Ten Thoughts About the Preakness Lineup
by Trevor Whenham - 05/16/2008
After almost two weeks of speculation and hand-wringing the field is finally set for the second leg of the Triple Crown, the Preakness Stakes. The story is as we expected it would be from soon after the Kentucky Derby - we have one outstanding horse, and a bunch of others that don't seem to measure up on paper. The one surprise given the dominance of Big Brown is that the field is as big as it is - the 13 horses that will enter the starting gate is just one horse below the maximum allowed in the race.
Ten initial thoughts about the race:
1. If there is one thing tat is odd about this race it is that Big Brown didn't manage to scare more horses off. I guess that they all figure that second in a Triple Crown race is pretty good, but I would have expected that more have them would have looked elsewhere. Beyond Gayego and Behindatthebar this is a long way from being an impressive field.
2. I'm not going to waste a second worrying about post position. By winning comfortably from the 20th hole in the Derby Big Brown showed that it doesn't matter to him where he starts. The sample size is small, but so far we have seen Big Brown make the trip he wants regardless of the circumstances.
3. No matter how good Big Brown is, and I think he is pretty darned special, a horse with a morning line of 1/2 and likely post time odds below that, scares the heck out of me in a 13-horse Preakness field. A lot of bad stuff can happen in a race that big.
4. Unsure of how important winning a Triple Crown race is for jockeys? There are a lot of very good jockeys in this race on pretty average horses just so that they can have a shot to get it done.
5. In the end there are 13 different trainers in the race. That should work in Big Brown's favor - horses will be less likely to work together to try to get the favorite in a tough spot if they are alone.
6. Gayego is again interesting. He was a popular pick at a mid-range price in the Derby after a convincing win in the Arkansas Derby on the dirt. The big race was a disaster - he never found his running room and ended up an uncomfortable 17th. That wasn't good, but the fact that he came back in this race was a bit of a surprise and it's a solid clue that his connections are willing to write off that effort.
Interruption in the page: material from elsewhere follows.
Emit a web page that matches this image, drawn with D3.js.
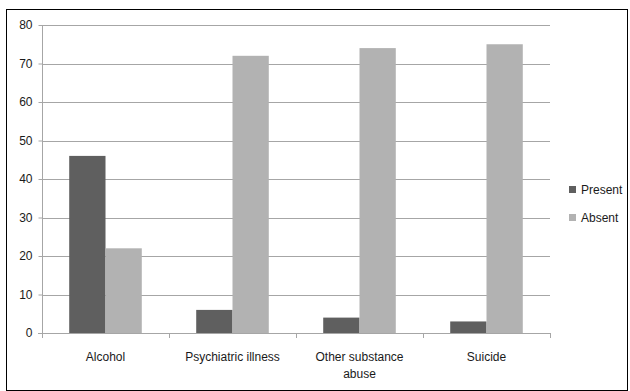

He's a pretty clear second choice, and would provide reasonable value if he stayed at his morning line of 8/1.
7. It's hard to like any of the 30/1 horses, but Riley Tucker is the one that sticks out as being particularly out of place. He hasn't won since breaking his maiden first time out last July. He's finished behind less than overwhelming horses in second-level stakes races. Zayat Stables had too horses in the Derby - Z Humor and Z Fortune - that weren't exactly a threat to win it, and they have another one here.
8. Speaking of horses that aren't at all attractive at their price - Kentucky Bear. This horse has only run three times. He broke his maiden in January, was a non-factor in the Fountain of Youth, and then finished third in the Blue Grass. The Derby showed us that that last race wasn't particularly impressive - the winner, Monba, was last of 20 in Louisville. See anything there that makes you want to jump on this horse at this (or any) price? I sure don't.
9. I'm not going to pick a longshot to bet on, but if I did it would be Hey Byrn. He's one of the few horses in this field coming in off a win, and that came at 9.5 furlongs (the same as the Preakness) in the Holy Bull at Gulfstream. He was reasonably competitive in the Florida Derby, and he looks like he is comfortable with distance. Beyond Big Brown this is a pretty even class, and this horse balances talent and price as well as any horse.
10. The more I look at it, the more difficulty I have imagining Big Brown losing. It's entirely up to him.